**Exercise objective:**
Leave out any pictures and transcribe all other data below exactly.

**Data extract:**
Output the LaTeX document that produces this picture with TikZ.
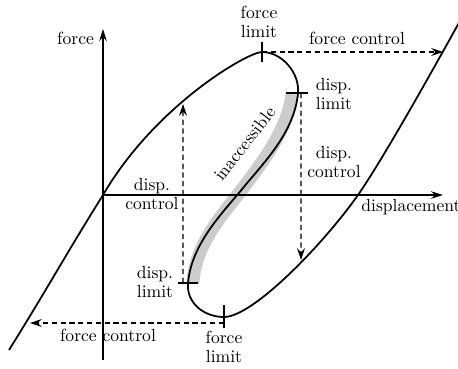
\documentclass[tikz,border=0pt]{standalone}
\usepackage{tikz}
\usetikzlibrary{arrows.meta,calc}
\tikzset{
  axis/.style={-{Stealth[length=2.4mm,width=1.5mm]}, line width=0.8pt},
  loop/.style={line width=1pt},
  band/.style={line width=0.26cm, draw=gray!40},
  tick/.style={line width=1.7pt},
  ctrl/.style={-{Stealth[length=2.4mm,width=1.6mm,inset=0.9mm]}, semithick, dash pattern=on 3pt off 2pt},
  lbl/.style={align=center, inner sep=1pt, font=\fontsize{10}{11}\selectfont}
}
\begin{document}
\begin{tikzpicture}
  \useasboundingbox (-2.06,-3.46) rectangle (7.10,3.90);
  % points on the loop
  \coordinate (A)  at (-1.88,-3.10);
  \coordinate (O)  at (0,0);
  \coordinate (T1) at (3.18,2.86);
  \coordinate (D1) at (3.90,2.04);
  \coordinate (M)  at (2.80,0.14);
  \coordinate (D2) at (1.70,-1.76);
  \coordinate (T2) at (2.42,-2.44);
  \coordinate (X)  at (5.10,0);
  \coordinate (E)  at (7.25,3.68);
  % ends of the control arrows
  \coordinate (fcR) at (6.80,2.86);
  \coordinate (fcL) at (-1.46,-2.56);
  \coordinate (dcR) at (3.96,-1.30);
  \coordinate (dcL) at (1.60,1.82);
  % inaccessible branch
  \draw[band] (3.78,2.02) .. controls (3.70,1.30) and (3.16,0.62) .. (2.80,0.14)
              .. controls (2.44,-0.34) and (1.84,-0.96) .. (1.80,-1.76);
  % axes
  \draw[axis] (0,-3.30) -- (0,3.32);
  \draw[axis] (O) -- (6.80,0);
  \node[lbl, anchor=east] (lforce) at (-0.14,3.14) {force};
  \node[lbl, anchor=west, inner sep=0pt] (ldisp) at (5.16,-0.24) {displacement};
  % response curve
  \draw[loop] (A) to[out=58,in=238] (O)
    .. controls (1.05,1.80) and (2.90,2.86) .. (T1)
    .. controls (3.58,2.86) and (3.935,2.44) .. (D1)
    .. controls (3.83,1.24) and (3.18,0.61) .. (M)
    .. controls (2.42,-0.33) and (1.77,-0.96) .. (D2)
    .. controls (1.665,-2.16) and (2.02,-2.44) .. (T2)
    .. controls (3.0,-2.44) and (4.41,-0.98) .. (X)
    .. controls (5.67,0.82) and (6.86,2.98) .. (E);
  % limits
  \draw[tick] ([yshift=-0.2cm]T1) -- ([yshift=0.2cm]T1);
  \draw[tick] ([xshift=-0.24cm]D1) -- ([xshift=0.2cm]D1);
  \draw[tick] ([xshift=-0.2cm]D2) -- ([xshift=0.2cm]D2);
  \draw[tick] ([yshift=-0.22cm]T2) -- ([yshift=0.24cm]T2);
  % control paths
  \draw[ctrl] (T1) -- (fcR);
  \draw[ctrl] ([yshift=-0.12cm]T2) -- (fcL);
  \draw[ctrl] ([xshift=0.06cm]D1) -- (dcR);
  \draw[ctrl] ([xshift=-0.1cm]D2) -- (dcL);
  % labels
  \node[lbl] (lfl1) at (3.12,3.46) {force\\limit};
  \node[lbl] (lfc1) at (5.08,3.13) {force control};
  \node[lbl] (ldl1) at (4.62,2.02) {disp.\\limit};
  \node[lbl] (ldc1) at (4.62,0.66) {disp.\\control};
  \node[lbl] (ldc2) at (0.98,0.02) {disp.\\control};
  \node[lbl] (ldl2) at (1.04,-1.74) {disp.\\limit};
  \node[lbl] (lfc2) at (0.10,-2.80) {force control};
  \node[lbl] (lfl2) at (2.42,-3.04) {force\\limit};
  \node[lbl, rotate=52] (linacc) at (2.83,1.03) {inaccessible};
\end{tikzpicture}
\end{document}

**The answer:**
Output the LaTeX document that produces this picture with TikZ.
\documentclass[tikz,border=0pt]{standalone}
\usepackage{tikz}
\usetikzlibrary{arrows.meta,calc}
\tikzset{
  axis/.style={-{Stealth[length=2.4mm,width=1.5mm]}, line width=0.8pt},
  loop/.style={line width=1pt},
  band/.style={line width=0.26cm, draw=gray!40},
  tick/.style={line width=1.7pt},
  ctrl/.style={-{Stealth[length=2.4mm,width=1.6mm,inset=0.9mm]}, semithick, dash pattern=on 3pt off 2pt},
  lbl/.style={align=center, inner sep=1pt, font=\fontsize{10}{11}\selectfont}
}
\begin{document}
\begin{tikzpicture}
  \useasboundingbox (-2.06,-3.46) rectangle (7.10,3.90);
  % points on the loop
  \coordinate (A)  at (-1.88,-3.10);
  \coordinate (O)  at (0,0);
  \coordinate (T1) at (3.18,2.86);
  \coordinate (D1) at (3.90,2.04);
  \coordinate (M)  at (2.80,0.14);
  \coordinate (D2) at (1.70,-1.76);
  \coordinate (T2) at (2.42,-2.44);
  \coordinate (X)  at (5.10,0);
  \coordinate (E)  at (7.25,3.68);
  % ends of the control arrows
  \coordinate (fcR) at (6.80,2.86);
  \coordinate (fcL) at (-1.46,-2.56);
  \coordinate (dcR) at (3.96,-1.30);
  \coordinate (dcL) at (1.60,1.82);
  % inaccessible branch
  \draw[band] (3.78,2.02) .. controls (3.70,1.30) and (3.16,0.62) .. (2.80,0.14)
              .. controls (2.44,-0.34) and (1.84,-0.96) .. (1.80,-1.76);
  % axes
  \draw[axis] (0,-3.30) -- (0,3.32);
  \draw[axis] (O) -- (6.80,0);
  \node[lbl, anchor=east] (lforce) at (-0.14,3.14) {force};
  \node[lbl, anchor=west, inner sep=0pt] (ldisp) at (5.16,-0.24) {displacement};
  % response curve
  \draw[loop] (A) to[out=58,in=238] (O)
    .. controls (1.05,1.80) and (2.90,2.86) .. (T1)
    .. controls (3.58,2.86) and (3.935,2.44) .. (D1)
    .. controls (3.83,1.24) and (3.18,0.61) .. (M)
    .. controls (2.42,-0.33) and (1.77,-0.96) .. (D2)
    .. controls (1.665,-2.16) and (2.02,-2.44) .. (T2)
    .. controls (3.0,-2.44) and (4.41,-0.98) .. (X)
    .. controls (5.67,0.82) and (6.86,2.98) .. (E);
  % limits
  \draw[tick] ([yshift=-0.2cm]T1) -- ([yshift=0.2cm]T1);
  \draw[tick] ([xshift=-0.24cm]D1) -- ([xshift=0.2cm]D1);
  \draw[tick] ([xshift=-0.2cm]D2) -- ([xshift=0.2cm]D2);
  \draw[tick] ([yshift=-0.22cm]T2) -- ([yshift=0.24cm]T2);
  % control paths
  \draw[ctrl] (T1) -- (fcR);
  \draw[ctrl] ([yshift=-0.12cm]T2) -- (fcL);
  \draw[ctrl] ([xshift=0.06cm]D1) -- (dcR);
  \draw[ctrl] ([xshift=-0.1cm]D2) -- (dcL);
  % labels
  \node[lbl] (lfl1) at (3.12,3.46) {force\\limit};
  \node[lbl] (lfc1) at (5.08,3.13) {force control};
  \node[lbl] (ldl1) at (4.62,2.02) {disp.\\limit};
  \node[lbl] (ldc1) at (4.62,0.66) {disp.\\control};
  \node[lbl] (ldc2) at (0.98,0.02) {disp.\\control};
  \node[lbl] (ldl2) at (1.04,-1.74) {disp.\\limit};
  \node[lbl] (lfc2) at (0.10,-2.80) {force control};
  \node[lbl] (lfl2) at (2.42,-3.04) {force\\limit};
  \node[lbl, rotate=52] (linacc) at (2.83,1.03) {inaccessible};
\end{tikzpicture}
\end{document}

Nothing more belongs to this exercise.